We steamed back to Scapa with the Grand Fleet, the weather getting nasty as we went.

The Valiant, being uninjured, left us for Rosyth. The Warspite, who had boon damaged in the engine room hauled out of the line and then went back to Rosyth. The Marlborough managed to get back to Immingham.

We arrived at Scapa about 12.30 a.m. on June 2nd and at once started to oil and get out empty cordite cases. The C. in C. and numerous other flag officers came on board to examine the damage and we heard we were to dock in Plymouth at once and had been allowed a month to repair and refit it.
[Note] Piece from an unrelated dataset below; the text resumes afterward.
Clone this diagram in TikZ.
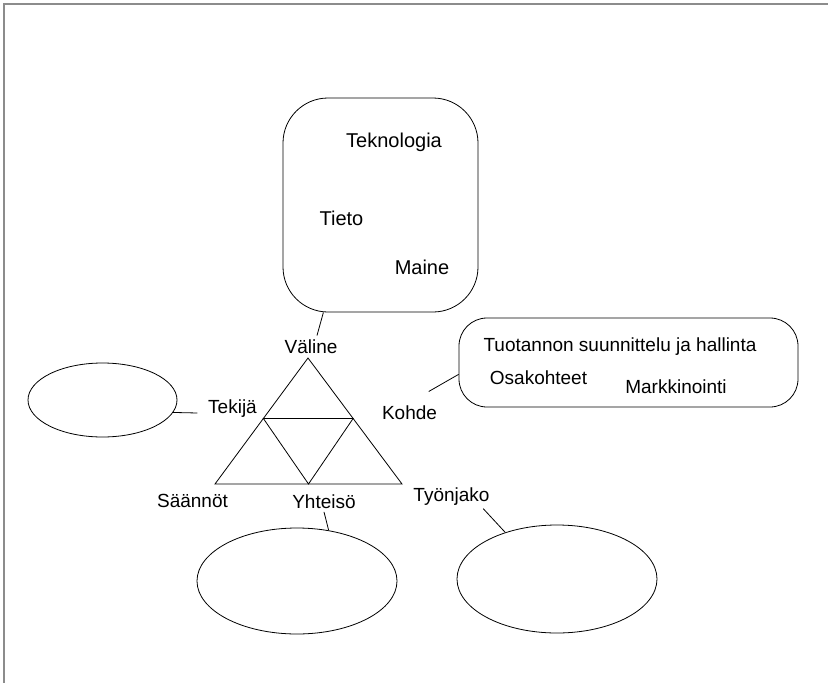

At last we get a night in, we are still terribly tired.’

25 May 1917
‘I was sleeping lightly between a first & morning [his watches on the bridge, 2000 to midnight and 0400 to 0800], when a distinct noise of the helm hard over woke me. I slipped off my bunk & put on sea boots, then realising that we had increased speed, walked on deck. There I first noticed the funnel sparking, so guessed we had gone on quickly. When I reached the bridge (I had a sweater but no coat on) I saw a man bending over the starboard depth charge release handle, so at once knew what was up. I said to the Captain ‘Is it really a Hun, this time?’ but the reply was inaudible or possibly not given. Anyhow, ‘Safety pins out’ to the man at the handle release, answered the question. I went to the port gear and took out the pin. My eyes, not being yet accustomed to the dark, did not spot the submarine, until I saw her bow sticking out of the water some half cable on our starboard quarter. The starboard charge was let go. Nothing happened for a bit, so that I almost feared a dud, but then a shake and a crash dispelled my fear. I then noticed some smoke hiding the position of the sub, & said to the Captain that she was making smoke. A little later I realised that it was smoke from the charge. So it cannot have been far off. We then turned, zigzagged & swept with searchlight, but all to no effect. She was down & whether damaged or not we do not know. She had been sighted steering south about a mile on our starboard bow. We went full steam to ram. But when at 3 cables off she dived. Just as we crossed the track her bow appeared on our starboard beam, whereas she dived when on our port beam. So we must have missed her stem which was down by inches. Probably the depth charge exploded within 100 feet of her. So there is a chance that some damage was done. It is sickening to have missed by so little. The time was 2.10 GMT & the day was beginning to lighten. We searched the whole area, between the [Realge] & the French coast, but saw no signs. If only we had an explosive sweep to help the search!’